Former Othello City Councilman Lester L. Clemons, 89, was killed when he was hit about 6:45 a.m. Tuesday near his Othello residence, said Adams County Sheriff Doug Barger in a press release. He had just crossed the street to get his newspaper when he was struck by a car that didn’t stop.
While another motorist called for help, another vehicle struck Clemons and fled. Soon after, a third car also struck Clemons, but this driver remained at the scene and assisted, Barger said. Darkness and fog may have been factors.

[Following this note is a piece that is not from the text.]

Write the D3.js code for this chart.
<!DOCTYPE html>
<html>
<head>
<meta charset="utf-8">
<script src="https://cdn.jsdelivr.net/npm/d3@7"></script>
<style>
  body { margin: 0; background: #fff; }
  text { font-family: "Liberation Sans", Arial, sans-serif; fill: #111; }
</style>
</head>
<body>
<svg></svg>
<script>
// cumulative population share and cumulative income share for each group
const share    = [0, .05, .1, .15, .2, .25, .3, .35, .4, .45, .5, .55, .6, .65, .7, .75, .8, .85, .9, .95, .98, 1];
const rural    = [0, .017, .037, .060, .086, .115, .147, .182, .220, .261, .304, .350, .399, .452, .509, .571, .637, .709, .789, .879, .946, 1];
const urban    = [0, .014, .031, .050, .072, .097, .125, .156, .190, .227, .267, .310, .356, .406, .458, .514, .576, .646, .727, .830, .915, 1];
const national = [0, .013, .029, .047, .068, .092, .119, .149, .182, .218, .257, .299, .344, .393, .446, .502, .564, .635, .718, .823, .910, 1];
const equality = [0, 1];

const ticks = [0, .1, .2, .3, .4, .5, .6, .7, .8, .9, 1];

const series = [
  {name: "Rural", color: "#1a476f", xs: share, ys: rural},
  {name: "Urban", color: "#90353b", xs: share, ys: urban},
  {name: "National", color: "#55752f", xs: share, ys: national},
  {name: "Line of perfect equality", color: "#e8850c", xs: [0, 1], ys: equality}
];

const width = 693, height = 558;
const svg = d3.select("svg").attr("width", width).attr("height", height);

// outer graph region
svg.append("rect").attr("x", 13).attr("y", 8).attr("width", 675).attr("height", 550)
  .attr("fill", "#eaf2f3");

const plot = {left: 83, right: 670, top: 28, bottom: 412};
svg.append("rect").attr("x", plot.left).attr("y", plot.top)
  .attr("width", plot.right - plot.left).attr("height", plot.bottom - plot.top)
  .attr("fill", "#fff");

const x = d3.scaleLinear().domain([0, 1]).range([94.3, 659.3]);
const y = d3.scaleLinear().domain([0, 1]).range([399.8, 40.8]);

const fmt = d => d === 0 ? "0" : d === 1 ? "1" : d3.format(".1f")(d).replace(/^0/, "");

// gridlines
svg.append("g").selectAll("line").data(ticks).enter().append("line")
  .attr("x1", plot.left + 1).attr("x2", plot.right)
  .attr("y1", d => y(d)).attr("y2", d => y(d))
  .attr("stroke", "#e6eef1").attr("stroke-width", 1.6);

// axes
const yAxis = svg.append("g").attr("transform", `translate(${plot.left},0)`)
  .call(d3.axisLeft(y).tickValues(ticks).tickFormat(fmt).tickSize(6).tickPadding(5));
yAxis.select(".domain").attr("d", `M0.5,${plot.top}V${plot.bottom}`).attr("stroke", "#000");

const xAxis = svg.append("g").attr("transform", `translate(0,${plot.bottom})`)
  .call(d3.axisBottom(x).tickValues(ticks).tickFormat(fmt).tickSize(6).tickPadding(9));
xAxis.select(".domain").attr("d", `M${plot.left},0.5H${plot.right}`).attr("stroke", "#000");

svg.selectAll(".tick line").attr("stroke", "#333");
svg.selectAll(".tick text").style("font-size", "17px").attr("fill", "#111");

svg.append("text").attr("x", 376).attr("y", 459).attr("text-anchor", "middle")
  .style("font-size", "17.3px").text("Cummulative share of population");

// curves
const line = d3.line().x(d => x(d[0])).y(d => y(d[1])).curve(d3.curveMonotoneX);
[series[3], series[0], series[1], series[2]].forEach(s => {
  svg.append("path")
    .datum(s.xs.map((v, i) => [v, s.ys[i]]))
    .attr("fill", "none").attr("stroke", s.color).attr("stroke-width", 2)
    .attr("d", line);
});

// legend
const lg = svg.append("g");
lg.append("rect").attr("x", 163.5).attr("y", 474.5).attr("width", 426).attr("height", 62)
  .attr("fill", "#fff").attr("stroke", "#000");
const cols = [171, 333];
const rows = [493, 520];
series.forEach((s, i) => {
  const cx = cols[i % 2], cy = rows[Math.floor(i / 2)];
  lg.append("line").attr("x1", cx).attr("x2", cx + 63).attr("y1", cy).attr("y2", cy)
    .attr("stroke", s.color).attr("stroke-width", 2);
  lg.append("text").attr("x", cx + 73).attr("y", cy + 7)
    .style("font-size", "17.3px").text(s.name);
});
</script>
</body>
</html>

The first car that hit Clemons was described as a late 1980s or early 1990s Nissan Maxima or Stanza that was maroon or burgundy. The second fleeing vehicle is believed to have been a white van or minivan.
Anyone with information is asked to call the Adams County Sheriff’s Office at (509) 488-2061.
Family members and colleagues said despite his age, Clemons was as outgoing as ever, especially in activities that benefited his church, his community or agriculture.
Just seven years ago, Clemons, a retired seed company salesman, applied for and later won a patent for a wheel that makes seed planting easier. He ran for and won a four-year term on the Othello City Council in 1997.
Former Mayor E.R. Kelley said Clemons always was interested in the long-term picture.
“He didn’t let his age interfere with anything he did,” Kelley said. “He was very, very interested in good government for the community and for the advancement of the community in general.”
Clemons was active in the effort to improve the Coulee Corridor Scenic Byway, a designation given to a stretch of highway between Othello and Omak, aimed improving tourism. He especially was interested in creating an Othello interpretive center about the corridor, and was helping to organize the annual byway celebration that will be held Saturday in Soap Lake, said the corridor’s facility project coordinator, Teri Pieper.
“He stands up for what he believes in and works for it,” Pieper said. “He was a person that people paid attention to.”
After seeing the results of a recent heart test, doctors told him he had the health of a 30-year-old, said his granddaughter Katie Clemons, who lives in Spokane.
“They thought there had been a mix up. That’s how healthy he was,” Katie Clemons said. “He was not old in any way.”
Clemons’ wife of 64 years, Dorothy “Dot” Clemons, died in December. He is survived by five children, 11 grandchildren and 18 great grandchildren.